The main endeavor of RBI is to keep inflation under check. Inflation as measured by wholesale price index has ruled around 6.5% for the third consecutive week up to March 17, 2007 as per data released today which is way above the upper band of the benchmark set by RBI at 5.5%. The general index of industrial production increased by 11% during April 2006 to January 2007 as against 8.0% a year ago, as per the CSO's release data of March 12, 2007. The move will suck around Rs. 15,500 crore out of the banking system. It clearly indicates that the RBI is not comfortable at the current liquidity scenario in the country, in October & January quarterly
review it hiked the repo rate (the rate at which banks borrow from RBI when they are cash-strapped) each time by 25 basis points and now once again it increases the Repo rate by another 25 bps to 7.75%. It has hiked CRR by 50 basis point each in December 2006 and February 2007 and now it has hiked CRR again by 50 basis points to curb liquidity. To the top of it interest rate on eligible CRR balance is reduced from 1% to 0.5%.

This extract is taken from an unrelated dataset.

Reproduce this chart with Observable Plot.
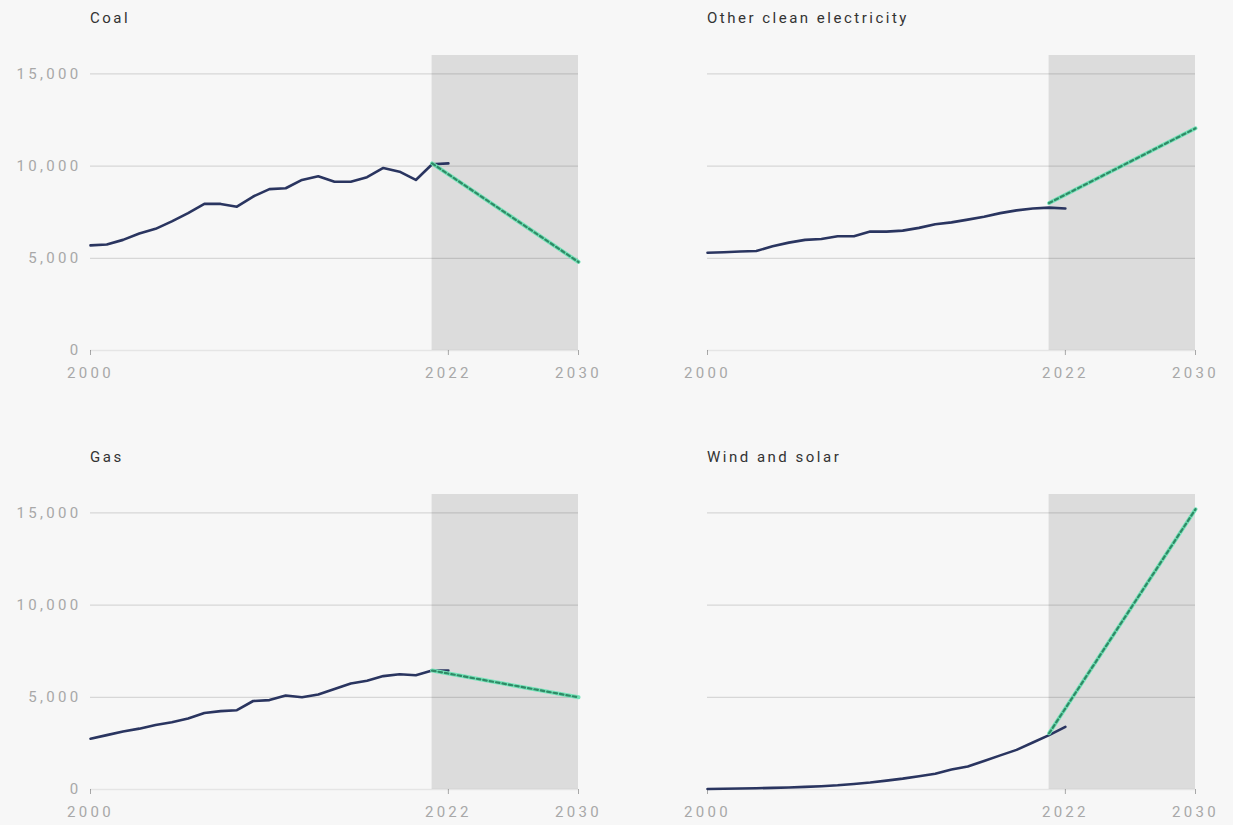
<!DOCTYPE html>
<html>
<head>
<meta charset="utf-8">
<script src="https://cdn.jsdelivr.net/npm/d3@7"></script>
<script src="https://cdn.jsdelivr.net/npm/@observablehq/plot@0.6"></script>
<style>
  html, body { margin: 0; padding: 0; background: #f7f7f7; width: 1233px; height: 825px; overflow: hidden; }
  .panel { position: absolute; width: 616px; }
  .title { position: absolute; font-family: Roboto, "Noto Sans", sans-serif; font-size: 15px; letter-spacing: 2.5px; color: #333; line-height: 20px; white-space: nowrap; }
  .chart { position: absolute; }
</style>
</head>
<body>
<div id="root"></div>
<script>
// ---- Data (TWh) ----
const years = [2000, 2001, 2002, 2003, 2004, 2005, 2006, 2007, 2008, 2009, 2010, 2011,
               2012, 2013, 2014, 2015, 2016, 2017, 2018, 2019, 2020, 2021, 2022];
const coal = [5700, 5750, 6000, 6350, 6600, 7000, 7450, 7950, 7950, 7800, 8350, 8750,
              8800, 9250, 9450, 9150, 9150, 9400, 9900, 9700, 9250, 10100, 10150];
const otherClean = [5300, 5330, 5370, 5400, 5650, 5850, 6000, 6050, 6200, 6200, 6450, 6450,
                    6500, 6650, 6850, 6950, 7100, 7250, 7450, 7600, 7700, 7750, 7700];
const gas = [2750, 2950, 3150, 3300, 3500, 3650, 3850, 4150, 4250, 4300, 4800, 4850,
             5100, 5000, 5150, 5450, 5750, 5900, 6150, 6250, 6200, 6450, 6450];
const windSolar = [30, 40, 55, 70, 90, 110, 140, 180, 230, 300, 380, 480,
                   590, 720, 850, 1080, 1250, 1550, 1850, 2150, 2550, 2950, 3400];

const projYears = [2021, 2030];
const coalProj = [10150, 4800];
const otherCleanProj = [8000, 12050];
const gasProj = [6450, 5000];
const windSolarProj = [3050, 15200];

const forecastStart = 2021, forecastEnd = 2030;
const yMax = 16000;
const xTicks = [2000, 2022, 2030];
const gridTicks = [5000, 10000, 15000];
const yTicks = [0, 5000, 10000, 15000];

const titles = ["Coal", "Other clean electricity", "Gas", "Wind and solar"];
const seriesList = [coal, otherClean, gas, windSolar];
const projList = [coalProj, otherCleanProj, gasProj, windSolarProj];

// ---- Layout ----
const panelLeft = [0, 617, 0, 617];
const panelTop = [0, 0, 439, 439];
const showYLabels = [true, false, true, false];

function makePanel(i) {
  const hist = years.map((yr, k) => ({year: yr, value: seriesList[i][k]}));
  const proj = projYears.map((yr, k) => ({year: yr, value: projList[i][k]}));
  const shade = [{x1: forecastStart, x2: forecastEnd, y1: 0, y2: yMax}];

  const svg = Plot.plot({
    width: 616,
    height: 345,
    marginLeft: 90,
    marginRight: 38,
    marginTop: 15,
    marginBottom: 35,
    style: {background: "transparent", fontFamily: "Roboto, 'Noto Sans', sans-serif", fontSize: "15px", color: "#a8a8a8", overflow: "visible"},
    x: {domain: [2000, 2030], ticks: xTicks, tickFormat: d => String(d), tickSize: 5, tickPadding: 12, label: null},
    y: {domain: [0, yMax], ticks: yTicks, tickFormat: showYLabels[i] ? d3.format(",") : () => "", tickSize: 0, tickPadding: 9, label: null},
    marks: [
      Plot.rect(shade, {x1: "x1", x2: "x2", y1: "y1", y2: "y2", fill: "#dcdcdc"}),
      Plot.ruleY(gridTicks, {stroke: "#000", strokeOpacity: 0.13, strokeWidth: 1.3}),
      Plot.ruleY([0], {stroke: "#000", strokeOpacity: 0.07, strokeWidth: 1.3}),
      Plot.line(hist, {x: "year", y: "value", stroke: "#2a3560", strokeWidth: 2.6, curve: "linear"}),
      Plot.line(proj, {x: "year", y: "value", stroke: "#74e2b8", strokeWidth: 4}),
      Plot.line(proj, {x: "year", y: "value", stroke: "#2f8a66", strokeWidth: 2.2, strokeDasharray: "3.5,3"})
    ]
  });
  svg.querySelectorAll("text").forEach(t => t.style.letterSpacing = "3.3px");

  const panel = document.createElement("div");
  panel.className = "panel";
  panel.style.left = panelLeft[i] + "px";
  panel.style.top = panelTop[i] + "px";

  const title = document.createElement("div");
  title.className = "title";
  title.textContent = titles[i];
  title.style.left = "90px";
  title.style.top = "8px";
  panel.appendChild(title);

  const holder = document.createElement("div");
  holder.className = "chart";
  holder.style.left = "0px";
  holder.style.top = "40px";
  holder.appendChild(svg);
  panel.appendChild(holder);
  return panel;
}

const root = document.getElementById("root");
for (let i = 0; i < 4; i++) root.appendChild(makePanel(i));
</script>
</body>
</html>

The year-on-year growth in non-food bank credit up to March 16, 2007 was 29.5%, which is well above the RBI’s target of 20% for the fiscal. The year-on-year growth of aggregate deposits was 24.8% up to March 16, 2007, over and above 18% a year ago, seems to be comfortable. With the economy set to grow by around 9%, the central bank is concerned about overheating and asset bubbles building up. This move of RBI will make housing finance companies slow down their disbursements and hike interest rate on home loans. Since property prices are already very high, the increase in interest rate will impact the buyers’ purchasing power that may bring property prices rolling down. Although banks may not immediately increase its PLR, as the
credit offtake during the first half of the financial year normally slows down. Banks will wait and watch over its growth in advances and policy adopted by its competitors before hiking its lending rates.
The margins of the banks would be impacted unless lending rates go up. Going forward the volume growth may calm down to some extent as the lending rates go up. Net profit of banks will be impacted by 2-3% on account of such hike, if banks do not pass on. The yield on the 10-year benchmark government security is expected to rule around 8.10%-8.20%. Interest rate sensitive stocks will see a sharp correction, with banking and real estate shares likely to share the brunt.